On the other hand, the fact that your home serves as loan collateral means you can borrow at a relatively low interest rate. Home equity loan rates are typically only slightly higher than mortgage interest rates. The loan term is usually around 10 to 15 years.
A Home Equity Loan vs. a Traditional Small Business Loan or SBA Loan
Small business loans are not dependent upon the equity you have in your home. Lenders, however, often require borrowers to provide an asset that serves as collateral for the traditional small business loan.
The application process for a small business loan is even more complex than the process for the home equity loan. You’ll need to provide information about your personal financial condition and net worth in addition to your business plan and business financial statements. The amount of money you can get is highly dependent upon your personal finances and ability to repay the loan.
Most traditional small business loans and Small Business Administration (SBA) loans go to established businesses that need funding to grow an already profitable business. Lenders will have their own requirements about the number of years you need to be in business and your minimum annual revenue.

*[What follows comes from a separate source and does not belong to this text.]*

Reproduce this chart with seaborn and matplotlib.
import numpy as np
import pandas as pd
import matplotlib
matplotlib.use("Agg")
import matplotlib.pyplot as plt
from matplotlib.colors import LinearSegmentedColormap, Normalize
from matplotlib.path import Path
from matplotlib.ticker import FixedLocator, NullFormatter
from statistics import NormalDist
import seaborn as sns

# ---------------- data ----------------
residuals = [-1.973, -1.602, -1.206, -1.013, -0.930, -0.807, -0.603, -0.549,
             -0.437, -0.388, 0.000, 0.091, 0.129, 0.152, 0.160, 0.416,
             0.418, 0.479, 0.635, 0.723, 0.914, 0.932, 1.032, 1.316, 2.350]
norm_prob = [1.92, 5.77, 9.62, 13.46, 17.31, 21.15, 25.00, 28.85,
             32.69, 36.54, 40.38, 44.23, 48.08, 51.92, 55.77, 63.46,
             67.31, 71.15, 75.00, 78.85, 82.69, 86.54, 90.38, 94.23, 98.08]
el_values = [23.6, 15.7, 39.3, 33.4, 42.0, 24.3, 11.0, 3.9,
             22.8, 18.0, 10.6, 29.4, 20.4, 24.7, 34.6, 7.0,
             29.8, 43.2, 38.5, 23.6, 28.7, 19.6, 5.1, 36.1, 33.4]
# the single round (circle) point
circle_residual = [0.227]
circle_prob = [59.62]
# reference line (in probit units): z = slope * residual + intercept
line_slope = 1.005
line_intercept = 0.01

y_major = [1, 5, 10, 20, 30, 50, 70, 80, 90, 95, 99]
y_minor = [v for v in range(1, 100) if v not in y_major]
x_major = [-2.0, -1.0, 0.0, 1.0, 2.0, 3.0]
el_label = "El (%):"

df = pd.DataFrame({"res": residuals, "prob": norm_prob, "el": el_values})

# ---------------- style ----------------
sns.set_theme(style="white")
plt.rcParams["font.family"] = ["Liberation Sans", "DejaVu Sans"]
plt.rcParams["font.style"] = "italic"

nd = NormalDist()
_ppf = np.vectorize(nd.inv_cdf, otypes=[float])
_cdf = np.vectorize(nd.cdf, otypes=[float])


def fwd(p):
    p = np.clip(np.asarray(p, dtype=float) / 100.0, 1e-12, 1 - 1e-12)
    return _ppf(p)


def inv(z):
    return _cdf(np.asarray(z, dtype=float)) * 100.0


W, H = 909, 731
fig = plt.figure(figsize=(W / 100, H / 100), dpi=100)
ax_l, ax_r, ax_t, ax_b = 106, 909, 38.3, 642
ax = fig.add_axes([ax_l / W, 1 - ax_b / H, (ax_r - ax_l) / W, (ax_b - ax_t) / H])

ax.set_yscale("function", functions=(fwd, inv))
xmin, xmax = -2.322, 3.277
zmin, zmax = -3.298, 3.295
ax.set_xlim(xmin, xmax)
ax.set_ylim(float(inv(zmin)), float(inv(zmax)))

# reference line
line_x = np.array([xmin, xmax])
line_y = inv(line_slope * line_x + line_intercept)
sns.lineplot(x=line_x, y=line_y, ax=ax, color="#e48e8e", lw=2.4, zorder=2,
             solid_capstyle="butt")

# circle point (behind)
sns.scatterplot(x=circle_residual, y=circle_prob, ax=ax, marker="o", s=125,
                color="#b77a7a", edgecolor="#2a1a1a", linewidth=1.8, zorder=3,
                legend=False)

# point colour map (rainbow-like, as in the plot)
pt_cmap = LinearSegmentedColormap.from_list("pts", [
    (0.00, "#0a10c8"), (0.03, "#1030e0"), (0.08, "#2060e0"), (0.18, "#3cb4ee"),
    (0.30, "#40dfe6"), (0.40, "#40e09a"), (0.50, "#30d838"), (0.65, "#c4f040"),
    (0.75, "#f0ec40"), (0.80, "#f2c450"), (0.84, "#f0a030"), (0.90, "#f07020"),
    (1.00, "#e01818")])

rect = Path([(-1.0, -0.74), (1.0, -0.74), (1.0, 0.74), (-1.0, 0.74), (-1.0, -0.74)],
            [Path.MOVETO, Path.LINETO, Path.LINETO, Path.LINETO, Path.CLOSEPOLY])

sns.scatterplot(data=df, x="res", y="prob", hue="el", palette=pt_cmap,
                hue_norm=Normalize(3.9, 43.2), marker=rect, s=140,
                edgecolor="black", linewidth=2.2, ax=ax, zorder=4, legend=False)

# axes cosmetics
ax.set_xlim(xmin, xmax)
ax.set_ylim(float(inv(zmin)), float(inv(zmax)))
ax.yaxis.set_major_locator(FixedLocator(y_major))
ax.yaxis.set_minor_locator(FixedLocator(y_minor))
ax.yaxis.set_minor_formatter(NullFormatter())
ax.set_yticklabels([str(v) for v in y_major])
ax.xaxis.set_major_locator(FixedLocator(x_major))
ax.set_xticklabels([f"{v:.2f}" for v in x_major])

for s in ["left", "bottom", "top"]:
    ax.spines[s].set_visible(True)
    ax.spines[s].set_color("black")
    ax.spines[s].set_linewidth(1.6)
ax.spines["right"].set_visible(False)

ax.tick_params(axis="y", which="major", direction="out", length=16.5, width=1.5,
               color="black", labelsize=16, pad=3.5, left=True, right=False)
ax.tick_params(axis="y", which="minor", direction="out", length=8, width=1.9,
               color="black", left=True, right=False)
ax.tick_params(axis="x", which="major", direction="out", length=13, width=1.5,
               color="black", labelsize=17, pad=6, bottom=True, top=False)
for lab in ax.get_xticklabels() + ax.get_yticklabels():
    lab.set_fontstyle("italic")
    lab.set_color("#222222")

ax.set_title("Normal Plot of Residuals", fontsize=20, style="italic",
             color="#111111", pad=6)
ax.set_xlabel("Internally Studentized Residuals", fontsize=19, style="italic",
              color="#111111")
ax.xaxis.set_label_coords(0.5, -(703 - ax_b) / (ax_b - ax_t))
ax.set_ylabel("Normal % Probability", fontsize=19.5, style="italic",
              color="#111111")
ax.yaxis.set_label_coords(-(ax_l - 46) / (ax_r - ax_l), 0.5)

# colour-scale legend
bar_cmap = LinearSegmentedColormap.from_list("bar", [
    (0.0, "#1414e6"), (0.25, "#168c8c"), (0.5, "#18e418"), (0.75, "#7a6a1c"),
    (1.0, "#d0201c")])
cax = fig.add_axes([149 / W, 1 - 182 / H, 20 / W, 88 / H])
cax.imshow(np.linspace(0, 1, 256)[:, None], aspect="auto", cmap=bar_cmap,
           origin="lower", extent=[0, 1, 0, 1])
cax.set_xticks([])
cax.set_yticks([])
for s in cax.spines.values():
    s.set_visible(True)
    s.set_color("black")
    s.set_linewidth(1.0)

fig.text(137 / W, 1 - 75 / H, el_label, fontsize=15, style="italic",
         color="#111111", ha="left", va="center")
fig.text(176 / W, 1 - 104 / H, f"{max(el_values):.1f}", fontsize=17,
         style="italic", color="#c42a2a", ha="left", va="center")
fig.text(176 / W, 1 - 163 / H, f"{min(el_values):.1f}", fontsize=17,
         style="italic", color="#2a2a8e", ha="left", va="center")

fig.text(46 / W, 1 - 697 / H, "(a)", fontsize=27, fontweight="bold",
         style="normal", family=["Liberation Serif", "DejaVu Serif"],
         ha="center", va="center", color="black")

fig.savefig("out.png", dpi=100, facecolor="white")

If you have excellent personal credit and a highly profitable business, you might be able to get a small business loan with a good interest rate. Higher risk borrowers and businesses may receive interest rates that are much higher. Loan amounts can vary from as small as $500 to $5.5 million.
Below you can compare a home equity loan and a small business loan from two lenders.
|Product||Home equity loan||Business term loan|
|Loan Amounts||$20,000 – $500,000||$5,000 – $500,000|
|Repayment Terms||5 – 30 years||3 – 13 months|
|Origination Fee||$700 – $2,000||$0|
The Risks of Using a Home Equity Loan for Your Business
The biggest risk of using a home equity loan as business financing is the risk to your home. If you can’t make your home equity loan payments, the lender will foreclose on your home.
If you are unable to make the payments on your home equity loan, it is probably because your business is in trouble. So, now you would be at risk to lose both your business and home. Entrepreneurship is inherently a bit risky, but you need to decide if this is a risk you and your family are willing to take.